U.S. companies without a local office are recommended to use the services of a Turkmen consulting company to participate in tenders.   Tenders offered by agencies in the state-controlled oil and gas sector can be found here: https://www.oilgas.gov.tm/en/

Producers of heavy equipment typically sell their goods in Turkmenistan by establishing a local office or through a locally established distributor. Most local distributors provide some repair and maintenance services. 

Pharmaceuticals, food items, and consumer goods are sold mostly through quasi-private and public channels; distributorships are numerous and are often foreign based. Finding a reliable distributor is challenging because of a lack of accessible information on private companies. The Economic-Commercial section of the U.S. Embassy in Ashgabat can help identify potential partners for U.S. firms.  

Establishing an Office 

The laws regulating the establishment of a local office are the Law on Enterprises, the Civil Code, and the Law on Corporations (joint stock companies).

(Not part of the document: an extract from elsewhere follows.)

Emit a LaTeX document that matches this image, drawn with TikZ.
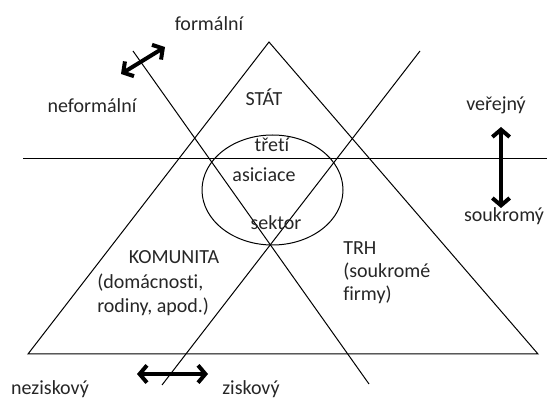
\documentclass[tikz,border=0pt]{standalone}
\usepackage{fontspec}
\setmainfont[RawFeature={-liga}]{Carlito}
\usetikzlibrary{arrows.meta}
\begin{document}
\begin{tikzpicture}[x=0.75pt,y=-0.75pt,
  thin line/.style={line width=0.75pt},
  big arrow/.style={line width=3pt,{Straight Barb[length=5.5pt,width=13pt]}-{Straight Barb[length=5.5pt,width=13pt]}},
  lbl/.style={font=\fontsize{15pt}{17.5pt}\selectfont, text=black!85, inner sep=0pt},
  lblleft/.style={lbl, align=left, anchor=north west}]
\useasboundingbox (0,0) rectangle (547,399);
% triangle
\coordinate (apex) at (269,42);
\coordinate (bl) at (28,354);
\coordinate (br) at (538,354);
\draw[thin line] (bl) -- (apex) -- (br) -- cycle;
% horizontal line
\coordinate (hl) at (23,159);
\coordinate (hr) at (547,159);
\draw[thin line] (hl) -- (hr);
% crossing lines
\coordinate (d1a) at (133,51);
\coordinate (d1b) at (369,384);
\coordinate (d2a) at (162,385);
\coordinate (d2b) at (420,51);
\draw[thin line] (d1a) -- (d1b);
\draw[thin line] (d2a) -- (d2b);
% ellipse
\draw[thin line] (272.5,190) ellipse [x radius=70.5, y radius=55];
% arrows
\coordinate (fa) at (121,74);
\coordinate (fb) at (165,47);
\draw[big arrow] (fa) -- (fb);
\coordinate (va) at (501,127);
\coordinate (vb) at (501,208);
\draw[big arrow] (va) -- (vb);
\coordinate (ha) at (137,374);
\coordinate (hb) at (208,374);
\draw[big arrow] (ha) -- (hb);
% labels
\node[lbl] (formalni) at (209,24) {formální};
\node[lbl] (neformalni) at (92,106) {neformální};
\node[lbl] (stat) at (264,97) {STÁT};
\node[lbl] (verejny) at (496,105) {veřejný};
\node[lbl] (soukromy) at (504,216) {soukromý};
\node[lbl] (treti) at (272,145) {třetí};
\node[lbl] (asiciace) at (264,175) {asiciace};
\node[lbl] (sektor) at (276,223) {sektor};
\node[lbl] (komunita) at (174,257) {KOMUNITA};
\node[lblleft] (domacnosti) at (97,274) {(domácnosti,\\rodiny, apod.)};
\node[lblleft] (trh) at (343,241) {TRH\\(soukromé\\firmy)};
\node[lbl] (neziskovy) at (50,389) {neziskový};
\node[lbl] (ziskovy) at (251,389) {ziskový};
\end{tikzpicture}
\end{document}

A foreign investor may establish a:
- Representative office, 
- Branch, 
- Individual enterprise with 100 percent foreign capital, or a 
- Joint venture (JV).

The process for establishing any of these entities is complicated and regulations can change with little notice.  Businesses interested in creating such entities should consult with Turkmen law and/or accounting firms to ensure compliance.
For the latest Investment Climate Statement (ICS) which includes information on investment and business environments in foreign economies pertinent to establishing and operating an office and to hiring employees, visit the U.S. Department of Department of State’s Investment Climate Statements website.


Turkmenistan’s small population, underdeveloped private sector, and severe limitations on currency conversion hinder franchising attempts.  No U.S. franchised restaurants currently operate in Turkmenistan although a few foreign chains, notably Turkish, are present. There are currently no foreign branded hotels operating in Turkmenistan. 

Joint Ventures/Licensing

Joint ventures can be established in the form of a corporation (also referred to in Turkmenistan as a “joint-stock company”) or as a partnership (also known as an “economic society”).  Registration and activities of corporations are regulated by the Law on Corporations, the Law on Foreign Investment in Turkmenistan, and the Law on Investment Activity in Turkmenistan.  

The Law on Enterprises and the Law on Corporations provide for mergers and acquisitions. However, Turkmenistan’s relevant legislation does not clearly define activities involving foreign parties, nor does it have specific provisions for disposition of interests in business enterprises, both local and those involving foreign participation. Government approval is necessary for acquisitions and mergers of certain enterprises, including those with state shares. 

Most economic activities require licensing. There is no comprehensive licensing agency; licenses should be obtained from the relevant authorized government agencies.  

Laws and regulations may change without notice.  Companies entering into any business arrangement in Turkmenistan should consult with experienced law firms, accounting firms, and/or consultants to ensure compliance and to protect their rights. 

Express Delivery

DHL and the Express Mailing Service (EMS) of the state-owned Turkmenpochta (Turkmen Postal Service) offer express delivery service. 

Due Diligence

Due diligence is difficult to carry out because Turkmenistan does not have company disclosure requirements and companies in most cases do not publish their annual financial statements. The government does not publish lists of individuals or companies that are known to have violated tax, environmental, or other laws. The country does not have a professional business press that objectively covers the market or provides company reports. Hiring a local professional may help with collecting some data and anecdotal information on the ground. Consulting other outlets, like the Economist Intelligence Unit, may also be helpful.